Even today, for many of us, Christ, in practice, is a miracle worker from whom we expect the solution to problems that overwhelm us or perhaps a teacher who gives good advice…that we occasionally apply. The Cross teaches and demonstrates that Christ’s attitude is not like ours, that in his obedience there are no exceptions, excuses or calculations of the effort to be made. And this is reflected in the Cross.

This is why the entry of Jesus into Jerusalem is seen as the beginning of the revelation of his true identity: our King and our Lord. Ironically, the title of King was given to Jesus in the title given to Him on the cross. In his narrative, Saint Matthew portrayed Jesus as a king His triumphal entry, the discourse between Pilate and Jesus, the wearing of the scarlet clothes… He is the serving and suffering King announced by the prophet Isaiah.

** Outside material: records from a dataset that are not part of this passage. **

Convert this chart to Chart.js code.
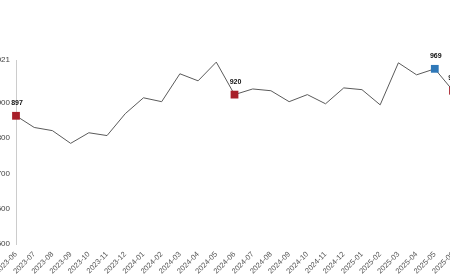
<!DOCTYPE html>
<html>
<head>
<meta charset="utf-8">
<script src="https://cdn.jsdelivr.net/npm/chart.js@4"></script>
<style>
  html, body { margin: 0; padding: 0; background: #fff; overflow: hidden; width: 450px; height: 280px; }
  #wrap { position: absolute; left: -24px; top: 0; width: 500px; height: 280px; }
</style>
</head>
<body>
<div id="wrap"><canvas id="c"></canvas></div>
<script>
const categories = ["2023-06","2023-07","2023-08","2023-09","2023-10","2023-11","2023-12",
  "2024-01","2024-02","2024-03","2024-04","2024-05","2024-06","2024-07","2024-08","2024-09",
  "2024-10","2024-11","2024-12","2025-01","2025-02","2025-03","2025-04","2025-05","2025-06"];
const values = [863, 830, 821, 785, 815, 807, 869, 914, 903, 982, 962, 1015, 923, 939, 934, 903,
  923, 897, 942, 937, 894, 1013, 979, 996, 934];
const yTicks = [500, 600, 700, 800, 900, 1021];
// highlighted points: index -> label text
const markerIdx = [0, 12, 23, 24];
const markerLabels = ["897", "920", "969", "953"];
const markerColors = ["#a8202a", "#a8202a", "#2f78b8", "#a8202a"];

const pointRadius = values.map((v, i) => markerIdx.includes(i) ? 5.5 : 0);
const pointBg = values.map((v, i) => { const k = markerIdx.indexOf(i); return k >= 0 ? markerColors[k] : "#555"; });

const labelPlugin = {
  id: 'markerLabels',
  afterDatasetsDraw(chart) {
    const ctx = chart.ctx;
    const meta = chart.getDatasetMeta(0);
    ctx.save();
    ctx.font = "bold 7px 'Liberation Sans', Arial, sans-serif";
    ctx.fillStyle = "#111";
    ctx.textAlign = "center";
    ctx.textBaseline = "middle";
    markerIdx.forEach((idx, k) => {
      const el = meta.data[idx];
      ctx.fillText(markerLabels[k], el.x + 1, el.y - 13);
    });
    ctx.restore();
  }
};

new Chart(document.getElementById('c'), {
  type: 'line',
  data: {
    labels: categories,
    datasets: [{
      data: values,
      borderColor: '#5a5a5a',
      borderWidth: 1,
      tension: 0,
      pointStyle: 'rect',
      pointRadius: pointRadius,
      pointHoverRadius: pointRadius,
      pointBackgroundColor: pointBg,
      pointBorderColor: pointBg,
      pointBorderWidth: 0,
      clip: false
    }]
  },
  options: {
    responsive: true,
    maintainAspectRatio: false,
    animation: false,
    layout: { padding: { top: 60, right: 23, bottom: 0, left: 0 } },
    plugins: { legend: { display: false }, tooltip: { enabled: false } },
    scales: {
      x: {
        offset: false,
        grid: { display: false, drawTicks: false },
        border: { display: false },
        ticks: {
          autoSkip: false, minRotation: 45, maxRotation: 45, padding: 6,
          color: '#555', font: { family: "'Liberation Sans', Arial, sans-serif", size: 7.5 }
        },
        afterFit(s) { s.height = 36; }
      },
      y: {
        min: 500, max: 1021,
        grid: { display: false, drawTicks: false },
        border: { display: true, color: '#ccc', width: 1 },
        afterBuildTicks(s) { s.ticks = yTicks.map(v => ({ value: v })); },
        ticks: {
          padding: 6, color: '#444',
          font: { family: "'Liberation Sans', Arial, sans-serif", size: 8 }
        },
        afterFit(s) { s.width = 40; }
      }
    }
  },
  plugins: [labelPlugin]
});
</script>
</body>
</html>
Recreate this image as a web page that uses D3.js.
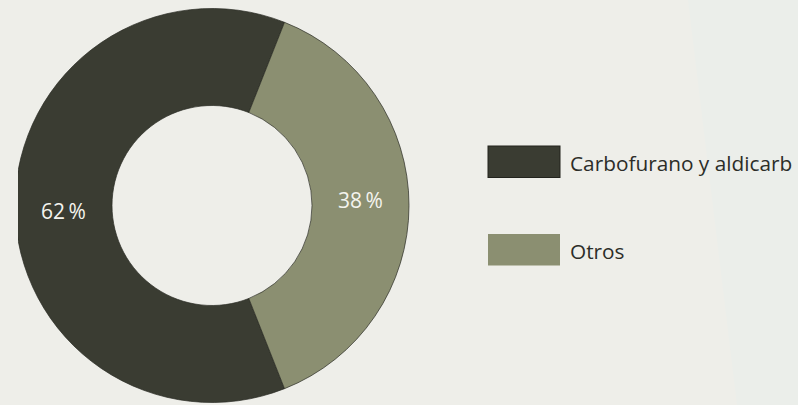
<!DOCTYPE html>
<html>
<head>
<meta charset="utf-8">
<script src="https://cdn.jsdelivr.net/npm/d3@7"></script>
<style>
  html, body { margin: 0; padding: 0; background: #eeeee9; }
  svg { display: block; }
</style>
</head>
<body>
<svg id="chart" width="798" height="405"></svg>
<script>
// Share of pesticides
const categories = ["Carbofurano y aldicarb", "Otros"];
const values = [62, 38];
const colors = ["#3a3c32", "#8b8f71"];

const W = 798, H = 405;
const cx = 212, cy = 205.5, rOuter = 197, rInner = 100;

const svg = d3.select("#chart");

// backdrop with a faint lighter band on the right
svg.append("rect").attr("width", W).attr("height", H).attr("fill", "#eeeee9");
svg.append("path")
  .attr("d", `M688,0 L${W},0 L${W},${H} L737,${H} Z`)
  .attr("fill", "#ebeeea");

svg.append("clipPath").attr("id", "plotClip")
  .append("rect").attr("x", 18).attr("y", 0).attr("width", W - 18).attr("height", H);

const total = d3.sum(values);
// rotate so the smaller slice sits centred on the right-hand side
const startAngle = Math.PI / 2 - 2 * Math.PI * (values[0] / total) - Math.PI * (values[1] / total);

const pie = d3.pie().sort(null).value(d => d)
  .startAngle(startAngle).endAngle(startAngle + 2 * Math.PI);
const arcs = pie(values);
const arc = d3.arc().innerRadius(rInner).outerRadius(rOuter);
const labelArc = d3.arc().innerRadius((rInner + rOuter) / 2).outerRadius((rInner + rOuter) / 2);

const g = svg.append("g").attr("clip-path", "url(#plotClip)")
  .append("g").attr("transform", `translate(${cx},${cy})`);

g.selectAll("path.slice").data(arcs).join("path")
  .attr("class", "slice")
  .attr("d", arc)
  .attr("fill", (d, i) => colors[i])
  .attr("stroke", "#2a2b24")
  .attr("stroke-width", 0.7);

const fmt = v => `${v}\u2009%`;
g.selectAll("text.pct").data(arcs).join("text")
  .attr("class", "pct")
  .attr("transform", (d, i) => {
    const [x, y] = labelArc.centroid(d);
    return `translate(${x},${y + (i === 0 ? 5 : -6)})`;
  })
  .attr("text-anchor", "middle")
  .attr("dominant-baseline", "central")
  .attr("font-family", "'Open Sans', 'Noto Sans', sans-serif")
  .attr("font-size", 21)
  .attr("fill", "#f4f4ee")
  .text(d => fmt(d.data));

// legend
const legend = svg.append("g").attr("transform", "translate(488,146)");
const rows = legend.selectAll("g").data(categories).join("g")
  .attr("transform", (d, i) => `translate(0,${i * 88})`);
rows.append("rect")
  .attr("width", 72).attr("height", 31.5)
  .attr("fill", (d, i) => colors[i])
  .attr("stroke", (d, i) => i === 0 ? "#22231d" : "none")
  .attr("stroke-width", 1);
rows.append("text")
  .attr("x", 82).attr("y", 24.5)
  .attr("font-family", "'Open Sans', 'Noto Sans', sans-serif")
  .attr("font-size", 20.8)
  .attr("fill", "#2c2d28")
  .text(d => d);
</script>
</body>
</html>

As Saint Paul reminds us in the Second Reading, the Passion did not end up simply with His death but with the Resurrection.

Today, we must show that Jesus is our King by pledging our loyalty to Him by living out His life of self-emptying and identifying with the sufferings and struggles of our fellowmen.

By saying that Christ is our King and Savior, we are not simply expressing that on our last day He will prevent us from being condemned. His salvation has immediate fruits in us: We can give meaning to all the suffering in our lives, we can change our most deeply rooted and negative habits, and we can also serve others in the most complete way, that is, by bringing them closer to a God who is Father and wishes to share with us His fatherhood/motherhood.

May the contemplation of Christ on the Cross during this Holy Week make us believe that you and I can change and that the essential change, the one that gives us life and He offers us, is to identify ourselves with His person.